Why do you think that liquids have less kinetic energy compared to gasses?

Equipartition theorem (https://en.wikipedia.org/wiki/Equipartition_theorem) states that average kinetic energy is the same per degree of freedom and is 1/2 * k * T. The motion of a molecule of water inside a liquid is jittery, but still the molecule has 6 degrees of freedom so the kinetic energy should be the same.

This may look counter-intuitive. We heat water, water evaporates, energy consumed => molecules in gas should move faster. Isn't it? Actually the energy goes to breaking the attractive forces between molecules in liquid.

For the process to be isothermic, heat must be removed at a rate that will hold the temperature constant. Starting with vapor, as heat is removed, there is a phase change from vapor to liquid as the volume decreases, until there is only liquid. Further attempts at compression result in a VERY large pressure increase for a very tiny volume decrease. This means that the "missing" kinetic energy of the vapor was transferred out of the container as heat as the water vapor was condensed.

This seems to be the key part of your question, so let me start with it:

Then how can both liquid and solid phases exist at the same temperature?

When you have a mixture of two phases, there two different states of chemical organization. One of them is more tightly bound; in this case that’s a liquid. Another is more loosely bound; in this case that’s the gas.

If it’s all at the same temperature, all of the molecules in both phases have the same speed of thermal motion due to equipartition.

So what happens as you add or remove energy? That doesn’t change the speed or temperature so long as you have two phases. Instead the change provides (or removed) the energy needed to reconfigure from one organization, one phase, to the other. And that’s all done at the same temperature because all the molecules are always sharing their energy with each other, which takes us back to equipartition and 1/2kT.

I agree it’s easier to see when cooling water vapor than when compressing it. But the physics is the same.
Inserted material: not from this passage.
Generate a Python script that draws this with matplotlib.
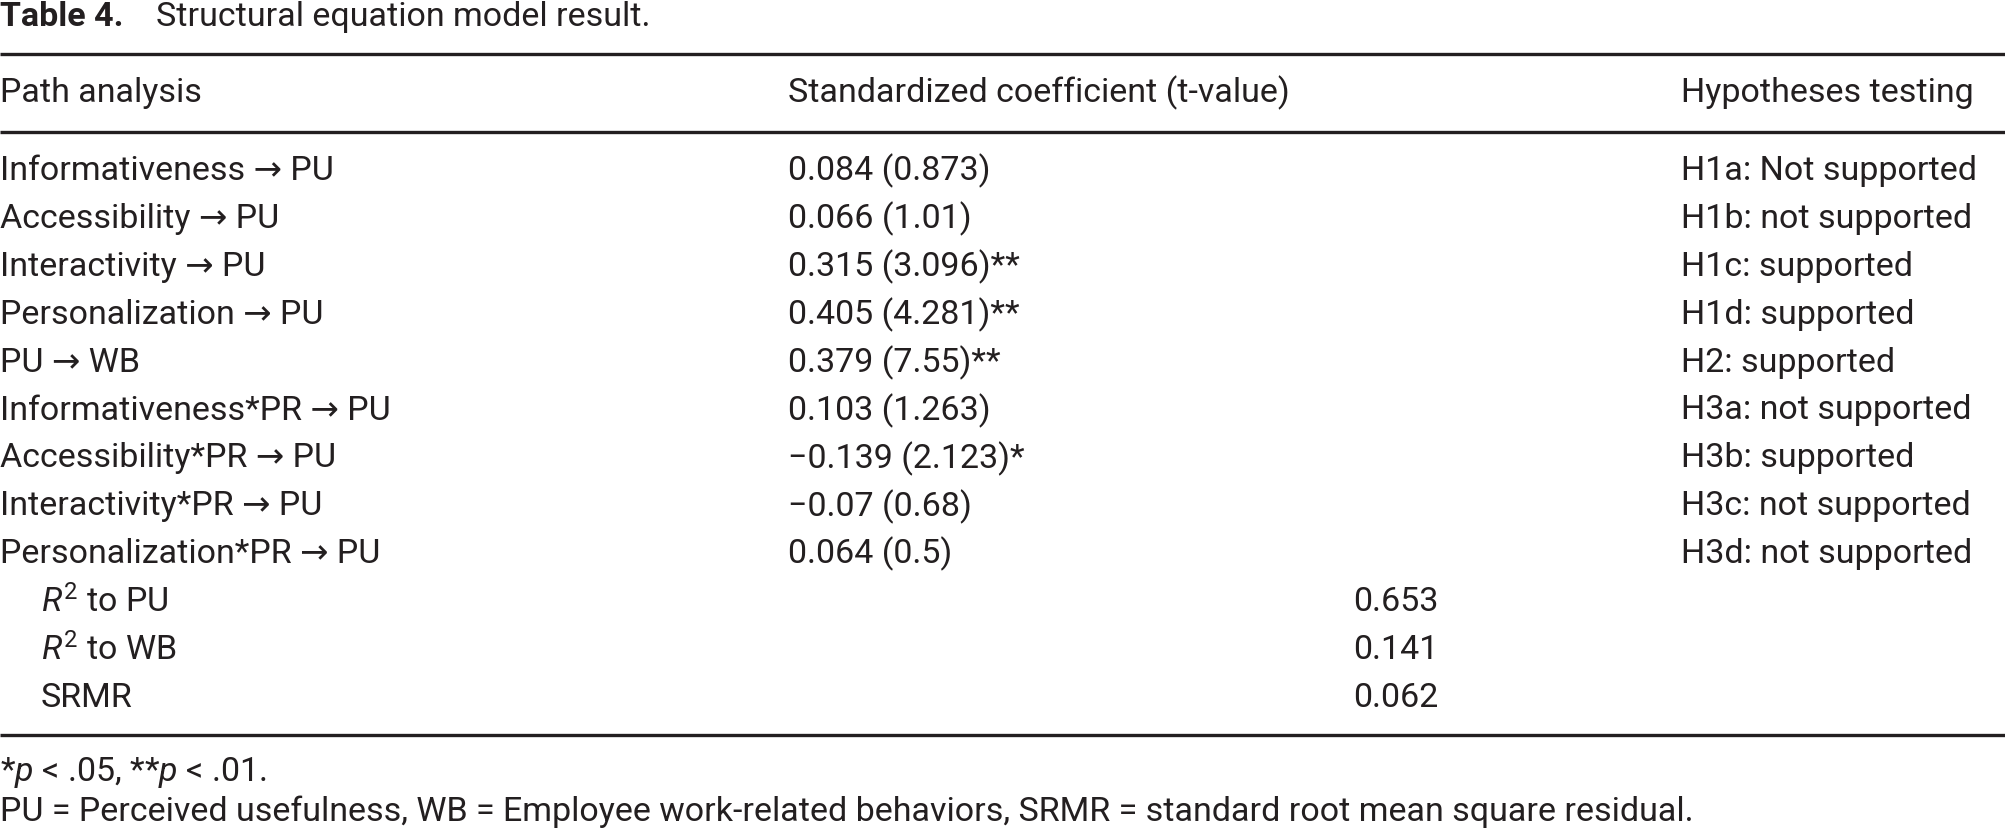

Oversimplifying a bit, water molecules “stick” to make liquid if you bring them close enough while they’re slow enough. Normally, we condense water using the “slow” part, but the “close” part works just as well if you compress without raising temperature (hence speed).

More formally, when compressing at constant T you do have to cool the water to take the energy of compression out, or T will rise. So that helps. But it’s really the “closer together” that causes the condensation to go forward. And to be completely correct what the compression is doing is making it “more energetically favorable” to have liquid rather that gas.